Possible one-line solution for Runtime error (variables modified in-place)

Question

Possible one-line solution for Runtime error (variables modified in-place)

williantrevizan opened this issue 4 years ago · 8 comments

Hi, thanks for the repository and this amazing work!

I opened this issue because it might provide a solution for the runtime error reported by cdjameson in another topic, that happens in newer versions of torch ('one of the variables needed for gradient computation has been modified by an inplace operation...'), that seems to be more straightfoward than the solution that Clefspear99 is proposing as a pool request.

The problem happens in the function train_single_scale() in training.py
This function is composed basically of two sequential loops, one for optimizing the discriminator D, and the other for optimizing the generator G. At the end of the first loop, a fake image is generated by the generator. As soon as the second loop starts, this fake image is passed throught the discriminator, with generates a patch discrimination map, which is then used to calculate the loss errG. The command errG.backwards() calculates the gradients which are used for the optimization of netG weights via optimizerG.step(). The first time we go through this second loop everything runs smoothly and the optimizer changes netG weights inplace. However, the second time we go through this loop, the same fake image is used to calculate the loss (that is, the fake image that had been generated with a previous set of netG weights). Therefore, once we call the backwards function, the computational graph will point back to netG weights that were in their original version, before the optimization step. Newer versions of torch are able to catch this inconsistency and that seems to be the reason why the error occurs.

So, instead of downgrading torch, a simple solution would be to add the line,

fake = netG(noise.detach(), prev.detach())

right in the beggining of the second loop, to always recalculate the fake image with the correct weights.

tamarott, I think this might solve this problem. If you allow, I will submit a pull request with this modification.

Answer 1 · 2021-04-20T19:17:14.000Z

This is a possible solution, but pat attention that it changed the optimization process and therefore might change performances.
So the results won't necessarily be identical to the original version.

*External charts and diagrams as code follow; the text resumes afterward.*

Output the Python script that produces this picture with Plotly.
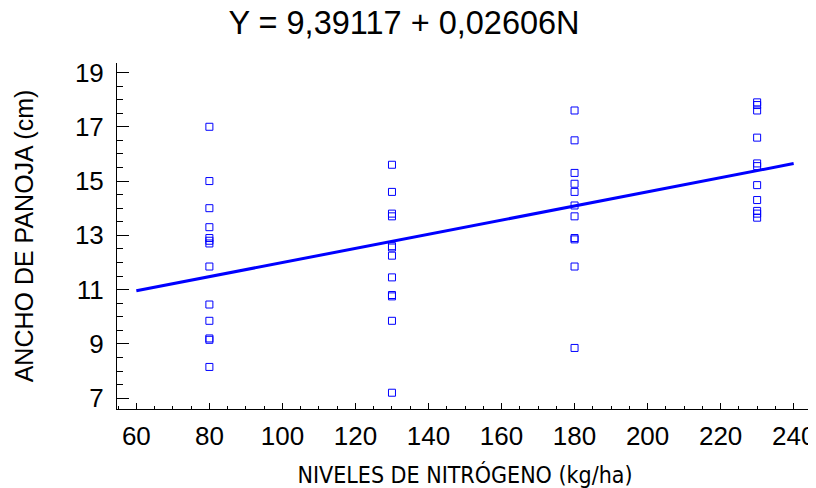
import plotly.graph_objects as go

# Data
n80 = [17.0, 15.0, 14.0, 13.3, 12.9, 12.8, 12.7, 11.85, 10.45, 9.85, 9.2, 9.15, 8.15]
n130 = [15.6, 14.6, 13.8, 13.7, 12.6, 12.55, 12.25, 11.45, 10.8, 10.75, 9.85, 7.2]
n180 = [17.6, 16.5, 15.3, 14.9, 14.6, 14.1, 13.7, 12.9, 12.85, 11.85, 8.85]
n230 = [17.9, 17.8, 17.6, 16.6, 15.65, 15.55, 14.85, 14.3, 13.9, 13.8, 13.65]
levels = [80, 130, 180, 230]
intercept = 9.39117
slope = 0.02606
line_x = [60, 240]
x_ticks = [60, 80, 100, 120, 140, 160, 180, 200, 220, 240]
y_ticks = [7, 9, 11, 13, 15, 17, 19]

groups = [n80, n130, n180, n230]
xs, ys = [], []
for lv, vals in zip(levels, groups):
    xs += [lv] * len(vals)
    ys += vals

line_y = [intercept + slope * v for v in line_x]

BLUE = "#0000FF"
FONT = "Liberation Sans, Arial, sans-serif"

# The page body adds an 8px offset; the figure is sized to fill the rest.
W, H = 808, 480

fig = go.Figure()
fig.add_trace(go.Scatter(
    x=line_x, y=line_y, mode="lines",
    line=dict(color=BLUE, width=3), hoverinfo="skip", showlegend=False))
fig.add_trace(go.Scatter(
    x=xs, y=ys, mode="markers",
    marker=dict(symbol="square-open", size=7, color=BLUE, line=dict(width=1, color=BLUE)),
    showlegend=False))

fig.update_layout(
    width=W, height=H,
    margin=dict(l=109, r=3, t=55, b=79),
    paper_bgcolor="white", plot_bgcolor="white",
    font=dict(family=FONT, color="#000000", size=26),
    title=dict(text="Y = 9,39117 + 0,02606N", x=396 / W, xanchor="center",
               y=1 - 14.5 / H, yanchor="middle", yref="container",
               font=dict(size=32.5, family=FONT, color="#000000")),
)

fig.update_xaxes(
    range=[54.7, 245.3], tickvals=x_ticks, ticktext=[str(v) for v in x_ticks],
    automargin=False,
    showgrid=False, zeroline=False, showline=True, linecolor="black", linewidth=1,
    ticks="inside", ticklen=6, tickcolor="black", tickwidth=1,
    minor=dict(dtick=5, tick0=0, ticks="inside", ticklen=3, tickcolor="black", showgrid=False),
    tickfont=dict(size=26, family=FONT),
    ticklabelstandoff=4,
    title=dict(text="NIVELES DE NITRÓGENO (kg/ha)", standoff=17,
               font=dict(size=23, family="DejaVu Sans Condensed, sans-serif")),
)
fig.update_yaxes(
    range=[6.6, 19.35], tickvals=y_ticks, ticktext=[str(v) for v in y_ticks],
    automargin=False,
    showgrid=False, zeroline=False, showline=True, linecolor="black", linewidth=1,
    ticks="inside", ticklen=12, tickcolor="black", tickwidth=1,
    minor=dict(dtick=0.5, tick0=0, ticks="inside", ticklen=6, tickcolor="black", showgrid=False),
    tickfont=dict(size=26, family=FONT),
    ticklabelstandoff=7,
    title=dict(text="ANCHO DE PANOJA (cm)", standoff=34, font=dict(size=25, family=FONT)),
)

fig.write_html("out.html")
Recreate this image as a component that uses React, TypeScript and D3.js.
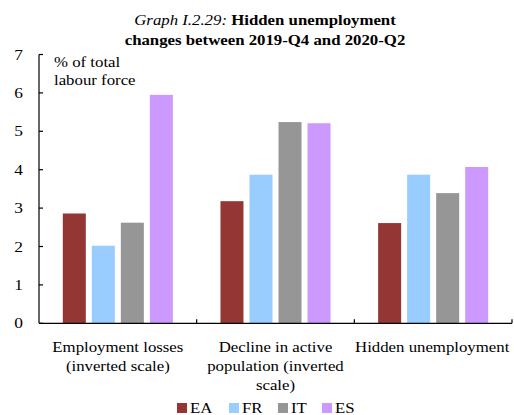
import React from "react";
import * as d3 from "d3";

const categories = [
  ["Employment losses", "(inverted scale)"],
  ["Decline in active", "population  (inverted", "scale)"],
  ["Hidden unemployment"],
];
const categoryKeys = ["emp", "decl", "hidden"];
const series = ["EA", "FR", "IT", "ES"];
const colors = ["#943634", "#99CCFF", "#969696", "#CC99FF"];
const EA = [2.86, 3.18, 2.61];
const FR = [2.02, 3.87, 3.87];
const IT = [2.62, 5.24, 3.39];
const ES = [5.95, 5.21, 4.07];
const yTicks = [0, 1, 2, 3, 4, 5, 6, 7];

const values = [EA, FR, IT, ES];
const FONT = "'Liberation Serif', 'Times New Roman', serif";
const SX = 1.12;

function T({ x, y, anchor = "start", size = 15, children, ...rest }: any) {
  return (
    <text
      transform={`translate(${x},${y}) scale(${SX},1)`}
      textAnchor={anchor}
      fontSize={size}
      fill="#000"
      style={{ fontFamily: FONT }}
      {...rest}
    >
      {children}
    </text>
  );
}

export default function App() {
  const W = 514, H = 415;
  const x0 = 39, x1 = 512, yTop = 54.5, yBot = 323.3;
  const y = d3.scaleLinear().domain([0, 7]).range([yBot, yTop]);
  const xb = d3.scaleBand().domain(categoryKeys).range([x0, x1]).padding(0);
  const xi = d3.scaleBand().domain(series).range([0, xb.bandwidth()]).paddingInner(0.207).paddingOuter(0.82);

  return (
    <svg width={W} height={H} style={{ position: "absolute", left: 0, top: 0, background: "#fff" }}>
      <T x={265} y={25} anchor="middle">
        <tspan fontStyle="italic">Graph I.2.29: </tspan>
        <tspan fontWeight="bold">Hidden unemployment</tspan>
      </T>
      <T x={265} y={45} anchor="middle" fontWeight="bold">
        changes between 2019-Q4 and 2020-Q2
      </T>
      <T x={54} y={67}>% of total</T>
      <T x={54} y={85}>labour force</T>

      {categoryKeys.map((k, ci) =>
        series.map((s, si) => (
          <rect
            key={k + s}
            x={(xb(k) as number) + (xi(s) as number)}
            y={y(values[si][ci])}
            width={xi.bandwidth()}
            height={yBot - y(values[si][ci])}
            fill={colors[si]}
          />
        ))
      )}

      <line x1={x0} x2={x0} y1={yTop} y2={yBot} stroke="#000" strokeWidth={1.2} />
      <line x1={x0} x2={x1} y1={yBot} y2={yBot} stroke="#000" strokeWidth={1.2} />
      {yTicks.map((t) => (
        <g key={t}>
          <line x1={x0} x2={x0 + 4} y1={y(t)} y2={y(t)} stroke="#000" strokeWidth={1.2} />
          <T x={23} y={y(t) + 5} anchor="end" size={15.5}>{t}</T>
        </g>
      ))}
      {categoryKeys.map((k) => {
        const xe = (xb(k) as number) + xb.bandwidth();
        return <line key={k} x1={xe} x2={xe} y1={yBot} y2={yBot - 4} stroke="#000" strokeWidth={1.2} />;
      })}
      {categoryKeys.map((k, ci) => {
        const cx = (xb(k) as number) + xb.bandwidth() / 2;
        return categories[ci].map((line, li) => (
          <T key={k + li} x={cx - (ci === 2 ? 1 : 0)} y={352 + li * 19} anchor="middle">{line}</T>
        ));
      })}
      {series.map((s, si) => {
        const lx = [177, 229, 278, 322][si];
        return (
          <g key={s}>
            <rect x={lx} y={403} width={10} height={10} fill={colors[si]} />
            <T x={lx + 13} y={412.5}>{s}</T>
          </g>
        );
      })}
    </svg>
  );
}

Answer 2 · 2021-04-21T22:51:27.000Z

You are right, I'll pay atention to that! I ran a few tests with the application I'm working on, and it seems to be doing fine with this modification, but I didn't stress these tests too much.

About the optimization process, when I first thought about your paper and code, it made sense to me that conceptually the fake image should be recalculated at every step on that loop (for optimizing G). However what seems to be going on is that the adversarial loss is kept fixed (because you use the same fake image 3 times) and only the reconstruction loss is updated inside the loop. Is there a reason why that should work better?

Answer 3 · 2021-04-22T10:48:31.000Z

We found it to work better empirically. But other solutions might also work.
Just be careful and make sure performances are the same.

Answer 4 · 2021-04-22T14:57:54.000Z

Nice, thanks a lot!!

Answer 5 · 2021-08-05T11:06:20.000Z

Thanks @williantrevizan, Your fix worked for me

Answer 6 · 2022-01-19T02:37:17.000Z

It works for me well too.
You saved my time!!
Thanks a lot!

Answer 7 · 2022-08-25T03:15:57.000Z

thanks. You realy save my time!

Answer 8 · 2022-09-27T15:13:43.000Z

Thank you @williantrevizan! Confirmed that this solution works on torch==1.12.0.